What sets SELU apart is its ability to self-normalize. This means that as data flows through the network, the activations tend to stay close to a mean of zero and a standard deviation of one and is ideal for conditions for training deep networks efficiently. This property reduces the need for techniques like batch normalization. The SELU function behaves differently for positive and negative inputs:

f(x) =\begin{cases}\lambda x & \text{if } x > 0 \\\lambda \alpha (e^x - 1) & \text{if } x \leq 0\end{cases}

In this equation:

• x is the input to the neuron
• α ≈ 1.67326 controls the curve for negative inputs
• λ ≈ 1.0507 scales the output to maintain self-normalization

For positive values it works like a scaled linear function. For negative values it smoothly curves downward similar to ELU but with the added scaling factor. This combination helps prevent neurons from becoming inactive and improves the overall flow of information through the network.

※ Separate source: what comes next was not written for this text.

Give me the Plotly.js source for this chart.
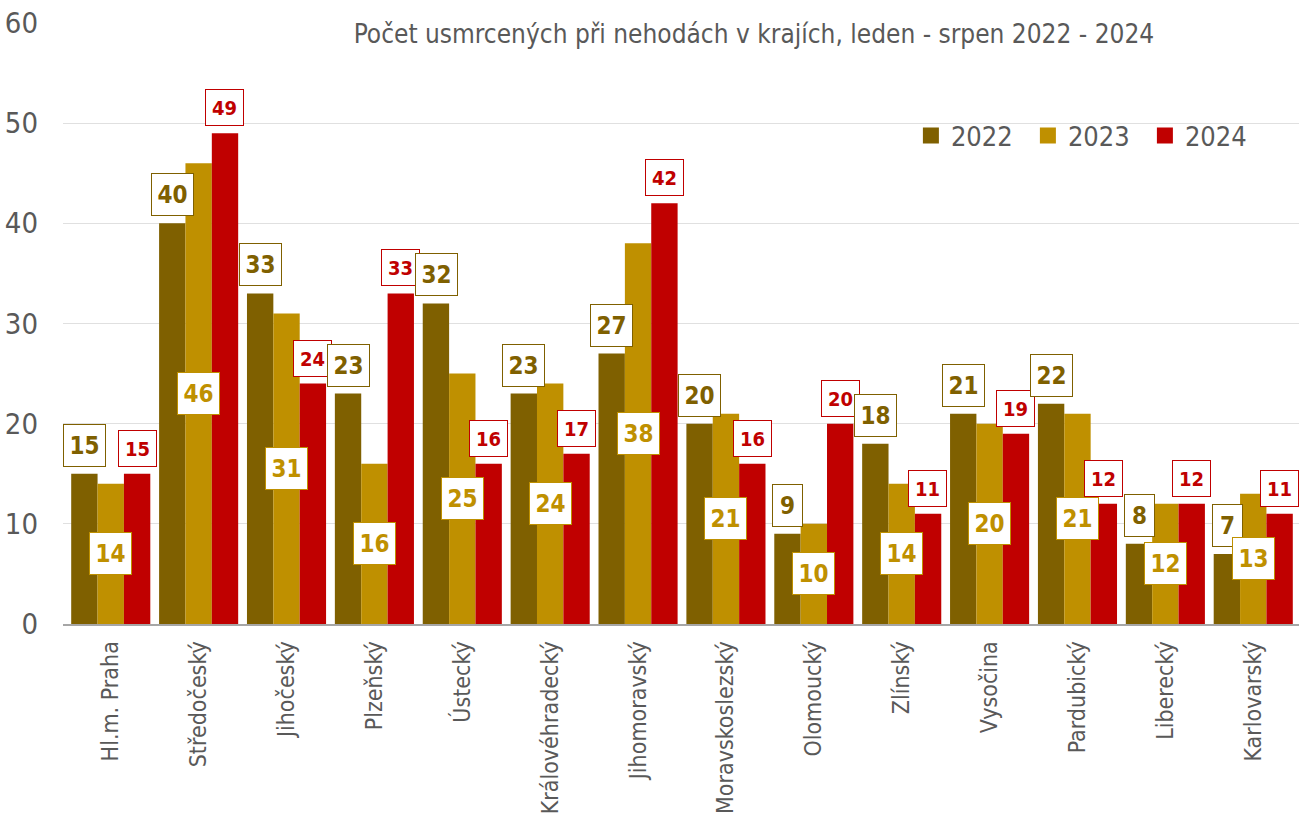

SELU works best when used with dense neural networks and when inputs are properly standardized. It’s also recommended to pair SELU with the LeCun normal initializer and use alpha dropout instead of regular dropout to preserve its self-normalizing effect during training. If we plot the graph of SELU activation function, it will appear like this:

Why is SELU Popular?

1. Self-Normalizing Activations: SELU has the unique ability to keep the activations of each layer close to a mean of zero and a variance of one. This helps the model stay stable during training without needing extra normalization techniques.
2. Faster Training: By maintaining a consistent scale of activations throughout the network, SELU speeds up convergence. This allows models to learn patterns more efficiently with fewer training epochs.
3. No Need for Batch Normalization: Unlike other activation functions, SELU often eliminates the need for batch normalization layers, making the network architecture simpler and faster to compute.
4. Better Gradient Flow: SELU helps prevent the vanishing and exploding gradient problems, which are common in deep networks. This improves the flow of gradients during backpropagation, leading to better learning.
5. Keeps Neurons Active: Thanks to its smooth curve for negative inputs, SELU avoids the “dying neuron” problem seen in ReLU, where some neurons stop updating. This keeps more parts of the network contributing during training.

Drawbacks of SELU

1. Needs Careful Initialization: It requires the network’s weights to be initialized correctly and the inputs to be standardized. Without this its self-normalizing effect won’t work well, and training can become unstable.
2. Best Suited for Specific Network Types: This activation works mainly with fully connected (dense) layers. It may not perform as well in convolutional or recurrent networks without extra adjustments.
3. Special Dropout Required: Regular dropout disrupts SELU’s normalization benefits. To keep its advantages, alpha dropout must be used instead, which can complicate the model design.
4. More Computation Needed: Because SELU involves exponential calculations for negative inputs it can be slightly slower to compute compared to simpler functions like ReLU.